There are counterarguments, of course. In the United States, it’s fine to pitch the merits of regional infrastructure planning, but tough to get past lawmakers’ focus on earmarking. (Things can be even worse at the state level, as I learned covering the Hudson Valley for The Times in the 1990s and seeing parochial competition among neighbouring counties persistently trumping arguments for economic strategies benefitting the region.)

At the global level, the general notion that connectedness is spreading progress runs up against troubling patterns in the planet’s poorest, or most poorly governed, places.

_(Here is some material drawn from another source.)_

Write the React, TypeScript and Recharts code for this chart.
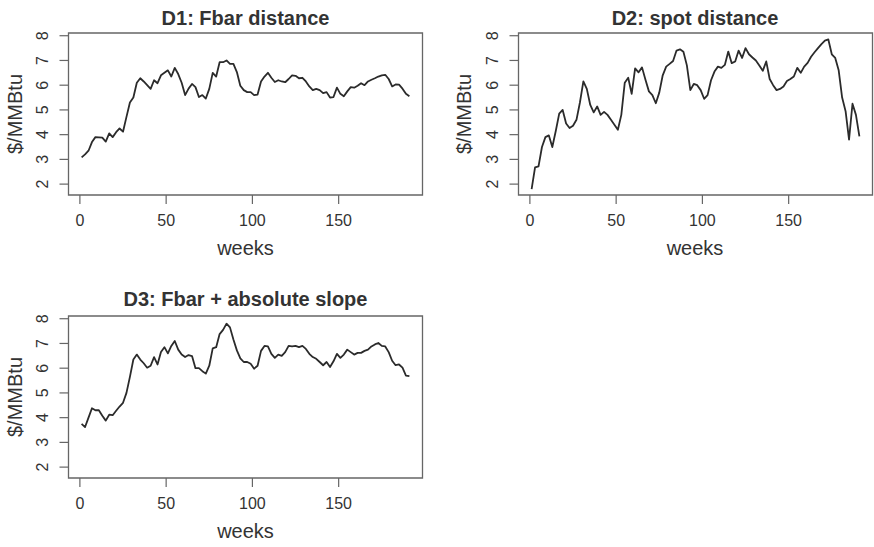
import React from 'react';
import { LineChart, Line, XAxis, YAxis, ReferenceArea } from 'recharts';

// weekly index, sampled every second week
const weeks = [
  1, 3, 5, 7, 9, 11, 13, 15, 17, 19, 21, 23, 25, 27, 29, 31, 33, 35, 37, 39,
  41, 43, 45, 47, 49, 51, 53, 55, 57, 59, 61, 63, 65, 67, 69, 71, 73, 75, 77, 79,
  81, 83, 85, 87, 89, 91, 93, 95, 97, 99, 101, 103, 105, 107, 109, 111, 113, 115, 117, 119,
  121, 123, 125, 127, 129, 131, 133, 135, 137, 139, 141, 143, 145, 147, 149, 151, 153, 155, 157, 159,
  161, 163, 165, 167, 169, 171, 173, 175, 177, 179, 181, 183, 185, 187, 189, 191,
];

const fbarDistance = [
  3.08, 3.2, 3.35, 3.7, 3.9, 3.89, 3.88, 3.72, 4.05, 3.9,
  4.1, 4.25, 4.12, 4.72, 5.3, 5.5, 6.1, 6.28, 6.15, 6.0,
  5.85, 6.2, 6.08, 6.4, 6.5, 6.6, 6.35, 6.7, 6.45, 6.1,
  5.6, 5.86, 6.05, 5.92, 5.52, 5.6, 5.46, 5.85, 6.5, 6.35,
  6.93, 6.93, 7.0, 6.86, 6.86, 6.53, 5.98, 5.8, 5.72, 5.72,
  5.6, 5.62, 6.15, 6.35, 6.5, 6.3, 6.13, 6.2, 6.15, 6.12,
  6.25, 6.4, 6.38, 6.28, 6.3, 6.15, 5.95, 5.8, 5.85, 5.8,
  5.68, 5.72, 5.5, 5.52, 5.9, 5.65, 5.55, 5.75, 5.92, 5.9,
  5.98, 6.08, 6.0, 6.15, 6.22, 6.28, 6.35, 6.4, 6.42, 6.25,
  5.95, 6.03, 6.02, 5.86, 5.65, 5.55,
];

const spotDistance = [
  1.8, 2.68, 2.72, 3.5, 3.9, 3.97, 3.5, 4.15, 4.85, 5.0,
  4.45, 4.27, 4.36, 4.6, 5.3, 6.15, 5.85, 5.2, 4.9, 5.14,
  4.8, 4.92, 4.8, 4.6, 4.4, 4.2, 4.8, 6.1, 6.3, 5.65,
  6.68, 6.52, 6.72, 6.22, 5.75, 5.6, 5.27, 5.7, 6.4, 6.75,
  6.86, 6.98, 7.4, 7.45, 7.35, 6.8, 5.8, 6.05, 6.0, 5.8,
  5.45, 5.6, 6.2, 6.55, 6.75, 6.7, 6.82, 7.36, 6.89, 6.96,
  7.4, 7.1, 7.5, 7.25, 7.12, 7.0, 6.8, 6.58, 6.96, 6.25,
  6.0, 5.8, 5.85, 5.95, 6.17, 6.25, 6.35, 6.7, 6.5, 6.75,
  6.9, 7.15, 7.33, 7.5, 7.66, 7.8, 7.85, 7.25, 7.1, 6.6,
  5.5, 4.95, 3.8, 5.25, 4.8, 3.93,
];

const fbarAbsSlope = [
  3.75, 3.62, 4.0, 4.38, 4.3, 4.3, 4.08, 3.88, 4.12, 4.1,
  4.28, 4.45, 4.6, 5.0, 5.65, 6.35, 6.55, 6.35, 6.2, 6.02,
  6.1, 6.45, 6.15, 6.65, 6.85, 6.6, 6.9, 7.1, 6.75, 6.55,
  6.45, 6.53, 6.49, 6.0, 6.0, 5.88, 5.78, 6.1, 6.8, 6.85,
  7.38, 7.55, 7.8, 7.65, 7.16, 6.72, 6.4, 6.25, 6.25, 6.18,
  5.98, 6.1, 6.7, 6.9, 6.88, 6.58, 6.42, 6.55, 6.5, 6.65,
  6.9, 6.88, 6.9, 6.85, 6.9, 6.78, 6.58, 6.45, 6.38, 6.25,
  6.12, 6.25, 6.05, 6.28, 6.58, 6.42, 6.55, 6.75, 6.65, 6.55,
  6.62, 6.62, 6.7, 6.75, 6.88, 6.96, 7.02, 6.9, 6.88, 6.65,
  6.3, 6.12, 6.15, 6.02, 5.7, 5.68,
];

const xTicks = [0, 50, 100, 150];
const yTicks = [2, 3, 4, 5, 6, 7, 8];
const xDomain = [-6.6, 198.6];
const yDomain = [1.56, 8.11];

const FONT = '"Liberation Sans", Arial, sans-serif';
const BOX = '#666';
const INK = '#333';

const YTick = (props: any) => {
  const { x, y, payload } = props;
  return (
    <text x={x} y={y} transform={`rotate(-90, ${x}, ${y})`} textAnchor="middle" fontSize={16} fill={INK} fontFamily={FONT}>
      {payload.value}
    </text>
  );
};

const Panel = ({ values, left, top }: { values: number[]; left: number; top: number }) => {
  const data = weeks.map((w, i) => ({ week: w, v: values[i] }));
  return (
    <div style={{ position: 'absolute', left, top }}>
      <LineChart width={440} height={273} data={data} margin={{ top: 33, right: 17.5, left: 0, bottom: 38 }}>
        <XAxis
          dataKey="week"
          type="number"
          domain={xDomain}
          ticks={xTicks}
          allowDataOverflow
          axisLine={false}
          tickLine={{ stroke: BOX, strokeWidth: 1.2 }}
          tickSize={9}
          tickMargin={11}
          height={40}
          tick={{ fill: INK, fontSize: 16, fontFamily: FONT }}
        />
        <YAxis
          type="number"
          domain={yDomain}
          ticks={yTicks}
          allowDataOverflow
          axisLine={false}
          tickLine={{ stroke: BOX, strokeWidth: 1.2 }}
          tickSize={9}
          tickMargin={11}
          width={68.5}
          tick={<YTick />}
        />
        <ReferenceArea
          x1={xDomain[0]}
          x2={xDomain[1]}
          y1={yDomain[0]}
          y2={yDomain[1]}
          fill="none"
          fillOpacity={0}
          stroke={BOX}
          strokeWidth={1.3}
          ifOverflow="visible"
        />
        <Line type="linear" dataKey="v" stroke="#2b2b2b" strokeWidth={1.8} strokeLinejoin="round" dot={false} isAnimationActive={false} />
      </LineChart>
    </div>
  );
};

const App: React.FC = () => {
  return (
    <div style={{ position: 'absolute', left: 0, top: 0, width: 874, height: 547, overflow: 'hidden', background: '#fff', fontFamily: FONT }}>
      <Panel values={fbarDistance} left={0} top={0} />
      <Panel values={spotDistance} left={449.5} top={0} />
      <Panel values={fbarAbsSlope} left={0} top={283} />
      <svg width={874} height={547} style={{ position: 'absolute', left: 0, top: 0, pointerEvents: 'none' }} fontFamily={FONT} fill={INK}>
        <text x={245.5} y={25} textAnchor="middle" fontSize={20} fontWeight="bold">D1: Fbar distance</text>
        <text x={695} y={25} textAnchor="middle" fontSize={20} fontWeight="bold">D2: spot distance</text>
        <text x={245.5} y={306} textAnchor="middle" fontSize={20} fontWeight="bold">D3: Fbar + absolute slope</text>
        <text x={245.5} y={255} textAnchor="middle" fontSize={20}>weeks</text>
        <text x={695} y={255} textAnchor="middle" fontSize={20}>weeks</text>
        <text x={245.5} y={538} textAnchor="middle" fontSize={20}>weeks</text>
        <text x={21.5} y={114} textAnchor="middle" fontSize={20} transform="rotate(-90, 21.5, 114)">$/MMBtu</text>
        <text x={471} y={114} textAnchor="middle" fontSize={20} transform="rotate(-90, 471, 114)">$/MMBtu</text>
        <text x={21.5} y={397} textAnchor="middle" fontSize={20} transform="rotate(-90, 21.5, 397)">$/MMBtu</text>
      </svg>
    </div>
  );
};

export default App;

 A  comparison and projection  of the population in developed countries (blue) and the world’s top 25 “fragile” states (“F25”), as defined in the annual  Fragile States Index  of the Fund For Peace.Credit Joe Chamie and Barry Mirkin A comparison and projection of the population in developed countries (blue) and the world’s top 25 “fragile” states (“F25”), as defined in the annual Fragile States Index of the Fund For Peace. Credit Joe Chamie and Barry Mirkin

To get the idea, read a sobering commentary on the growing population in countries deemed “fragile states” by Barry Mirkin and Joseph Chamie — the latter a demographer whose ideas have been featured here in the past (see “The Population Cluster Bomb?” and“What’s the Right Number of Americans?”).

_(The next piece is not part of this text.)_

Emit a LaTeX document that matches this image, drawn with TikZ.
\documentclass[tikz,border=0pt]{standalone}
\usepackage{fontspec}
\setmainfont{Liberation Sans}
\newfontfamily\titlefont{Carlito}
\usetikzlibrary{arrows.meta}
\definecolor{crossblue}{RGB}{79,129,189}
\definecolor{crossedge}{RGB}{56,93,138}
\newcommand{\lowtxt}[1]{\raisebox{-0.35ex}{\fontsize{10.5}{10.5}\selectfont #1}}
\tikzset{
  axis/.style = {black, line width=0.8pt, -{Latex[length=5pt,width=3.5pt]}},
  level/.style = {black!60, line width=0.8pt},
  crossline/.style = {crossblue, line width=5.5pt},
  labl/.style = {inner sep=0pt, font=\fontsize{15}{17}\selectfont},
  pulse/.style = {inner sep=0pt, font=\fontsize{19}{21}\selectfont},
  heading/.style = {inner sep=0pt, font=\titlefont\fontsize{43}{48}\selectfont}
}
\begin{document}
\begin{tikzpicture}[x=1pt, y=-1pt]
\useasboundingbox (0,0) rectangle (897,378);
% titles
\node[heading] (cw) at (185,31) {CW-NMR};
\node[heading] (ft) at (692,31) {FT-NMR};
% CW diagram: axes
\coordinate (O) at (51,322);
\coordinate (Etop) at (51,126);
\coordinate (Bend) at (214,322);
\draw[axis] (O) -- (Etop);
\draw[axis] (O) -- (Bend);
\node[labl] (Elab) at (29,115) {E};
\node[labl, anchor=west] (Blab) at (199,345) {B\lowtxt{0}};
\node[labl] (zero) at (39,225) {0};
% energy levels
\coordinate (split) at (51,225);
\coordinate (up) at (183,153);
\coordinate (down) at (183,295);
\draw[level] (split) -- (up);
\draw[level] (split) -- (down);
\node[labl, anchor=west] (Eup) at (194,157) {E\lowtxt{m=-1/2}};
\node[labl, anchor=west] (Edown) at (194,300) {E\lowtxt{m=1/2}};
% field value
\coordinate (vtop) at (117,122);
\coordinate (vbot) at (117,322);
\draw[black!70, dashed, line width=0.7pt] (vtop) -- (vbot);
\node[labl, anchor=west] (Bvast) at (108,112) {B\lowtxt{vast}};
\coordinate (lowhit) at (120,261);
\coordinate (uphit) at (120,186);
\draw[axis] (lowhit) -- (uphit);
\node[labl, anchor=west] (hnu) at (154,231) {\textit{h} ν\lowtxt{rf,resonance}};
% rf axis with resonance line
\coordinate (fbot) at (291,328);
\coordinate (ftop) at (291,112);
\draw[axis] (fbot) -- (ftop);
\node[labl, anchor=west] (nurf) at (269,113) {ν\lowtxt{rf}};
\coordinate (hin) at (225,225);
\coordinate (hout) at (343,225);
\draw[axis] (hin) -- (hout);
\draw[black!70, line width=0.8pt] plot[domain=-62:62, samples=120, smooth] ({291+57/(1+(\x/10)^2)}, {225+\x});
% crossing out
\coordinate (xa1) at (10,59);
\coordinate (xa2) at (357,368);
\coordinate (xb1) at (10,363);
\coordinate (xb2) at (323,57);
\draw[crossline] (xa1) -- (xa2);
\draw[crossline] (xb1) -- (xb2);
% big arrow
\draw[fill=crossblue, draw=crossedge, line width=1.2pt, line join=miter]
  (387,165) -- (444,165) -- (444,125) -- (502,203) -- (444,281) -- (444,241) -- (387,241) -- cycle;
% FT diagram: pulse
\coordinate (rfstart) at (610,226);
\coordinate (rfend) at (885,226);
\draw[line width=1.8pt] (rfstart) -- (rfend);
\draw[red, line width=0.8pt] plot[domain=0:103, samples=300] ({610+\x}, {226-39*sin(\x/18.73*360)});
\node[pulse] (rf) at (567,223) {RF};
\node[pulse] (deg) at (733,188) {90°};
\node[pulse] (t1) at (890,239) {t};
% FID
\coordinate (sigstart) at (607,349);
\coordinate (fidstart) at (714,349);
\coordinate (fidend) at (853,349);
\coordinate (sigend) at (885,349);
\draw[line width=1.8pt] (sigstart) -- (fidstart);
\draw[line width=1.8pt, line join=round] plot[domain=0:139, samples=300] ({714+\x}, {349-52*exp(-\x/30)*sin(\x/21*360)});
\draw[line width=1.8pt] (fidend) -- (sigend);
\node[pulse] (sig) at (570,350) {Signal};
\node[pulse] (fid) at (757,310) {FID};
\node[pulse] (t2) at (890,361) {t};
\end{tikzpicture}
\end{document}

I reached out to Matt Ridley about the fragile-states trend. His excitement about trade and connections as the root of progress underpinned his argument in “The Rational Optimist” and, more recently, “The Evolution of Everything.” He, like me, sees plenty of reasons to think the future is bright, but also the persistent possibility that human affairs could still go off the rails:

Yes, there are a lot of failing states. Government failure is the biggest and most harmful form of failure as it always has been — not commercial failure. Yet I still meet people who think commerce is the source of greater evil than government.

I am not convinced that the number of failing states is growing. Steve Pinker says the number of wars going on has halved in this century and you know his documentation of the falling war death rate. I often remind myself of the list of countries that were chaotic and violent in the news when I was young and are not now: Angola, Ireland, Vietnam, Cambodia, Mozambique, South Africa, Timor, Bangladesh…

All that said, I have never said a descent into global chaos is impossible and — as you say — I always said that things will get better only so long as they are allowed to. We can achieve a decline and fall of the world, as of Rome, if we want to. And yes, like many people I find today’s rampant extremism, especially Islamist extremism, pretty worrying. But I also think it’s possible that peace and prosperity may prevail for most people.

The problem — as ever — is chiefs, priests and thieves.